What is window_size in time-series and What are the advantages and disadvantages of having small and-CodePudding

I am quite beginner in machine learning. I have tried a lot to understand this concept but I am unable to understand it on google. I need to understand this concept in easy way.

Please explain this question in easy words and much detail.

CodePudding user response：

"window size" typically refers to the number of time periods that are used to calculate a statistic or model.

Advantages and Disadvantages of various window sizes relate to the balance between:

the sensitivity to changes in the data vs susceptibility to noise & outliers

If you have ever dealt with moving average indicators on the stock market, you will understand that each window size has a purpose, and these different window sizes are often used in combination to get a more holistic view/understanding. eg. MA20 vs MA50 vs MA100. Each of these indicators are using a different window size to calculate the moving average of the stock of interest.

Image Source: Yahoo Finance

CodePudding user response：

This question is best suited for stack exchange as it is not a specific coding question.

Window size is the duration of observations that you ask an algorithm to consider when learning a time series. For example, if you need to predict tomorrow's temperature, and you use a window of 5 days, then the algorithm will divide your entire time series into segments of 6 days (5 training days and 1 prediction days) and try to learn how to use only 5 days of data to predict next 1 day based on the historic records.

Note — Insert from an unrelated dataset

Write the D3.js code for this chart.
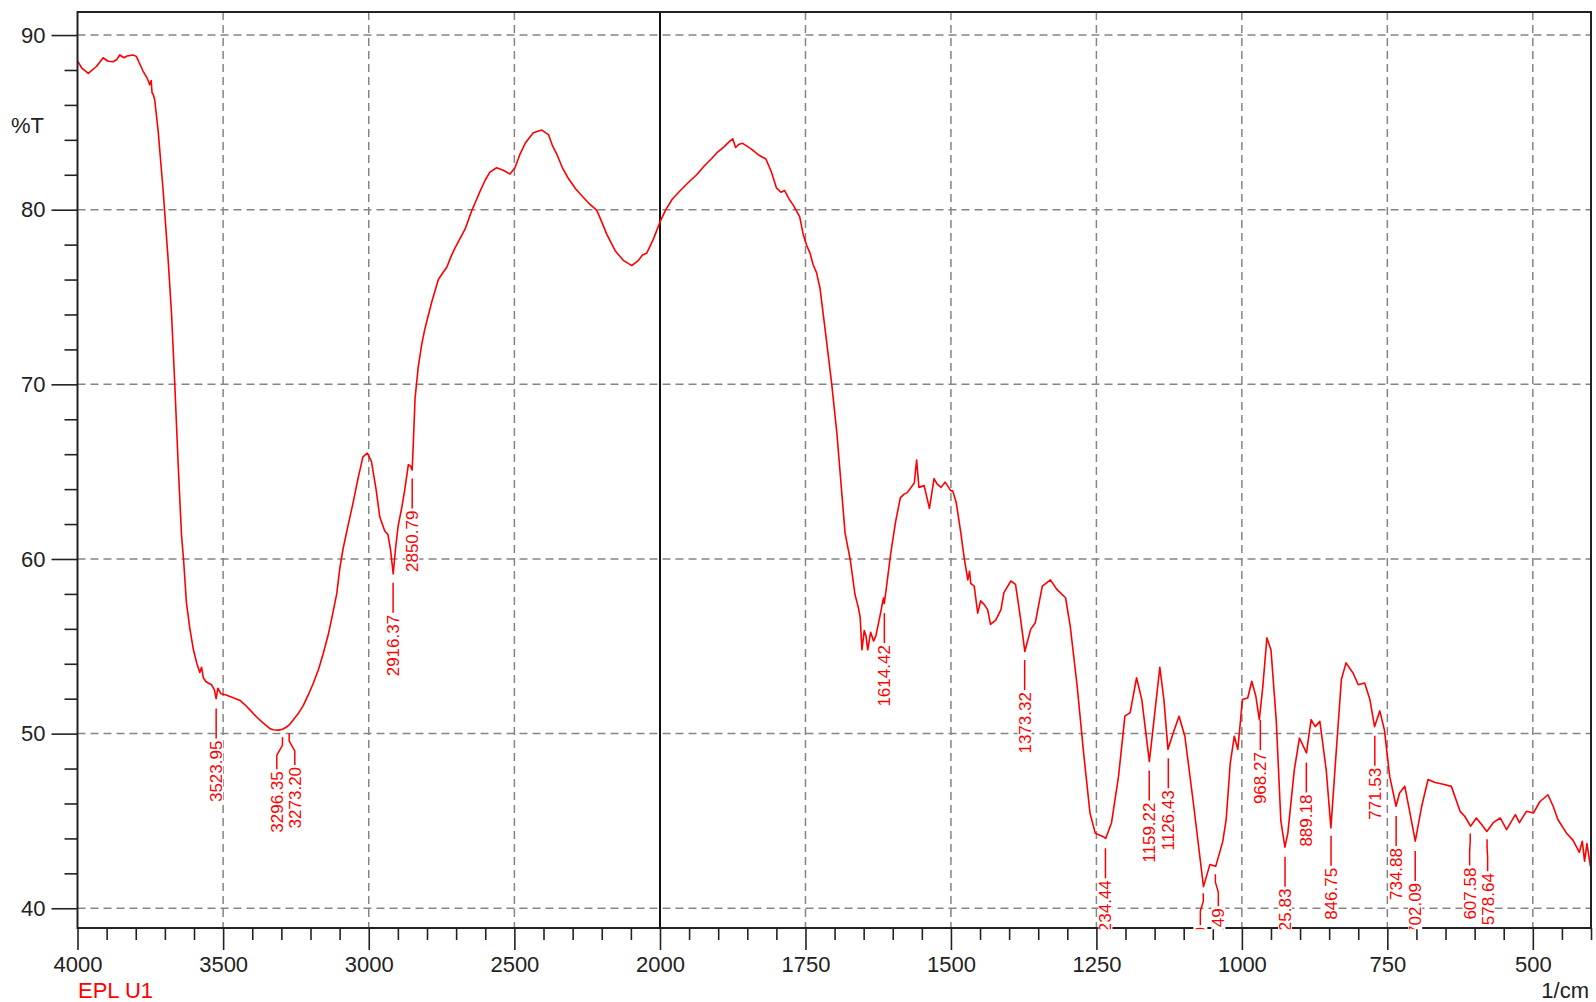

Advantage of short window: You get more samples out of the time series so that your estimation of short term effects are more reliable (100 days historic time series will provide you around 95 samples if you are using a 5 day window - so the model is more certain about what the influence of the past 5 days has on next day temperature)

Advantage of long window long windows allow you to better learn seasonal and trend effects (think about events that happen yearly, monthly...etc). If your window is small - say 5 days, your model will not learn any seasonal effect that occurs monthly. However, if your window is 60 days, then every sample of data that you feed to the model would have at least 2 occurrences of the monthly seasonal effect, and this would enable your model to learn such seasonality.

The downside of long window is the number of samples decreases. Assuming an 100 day time series, 60 day window will only yield 40 samples of data. This would mean every parameter of your model is now fitted on much smaller sample of data and may be reduce the reliability of the model.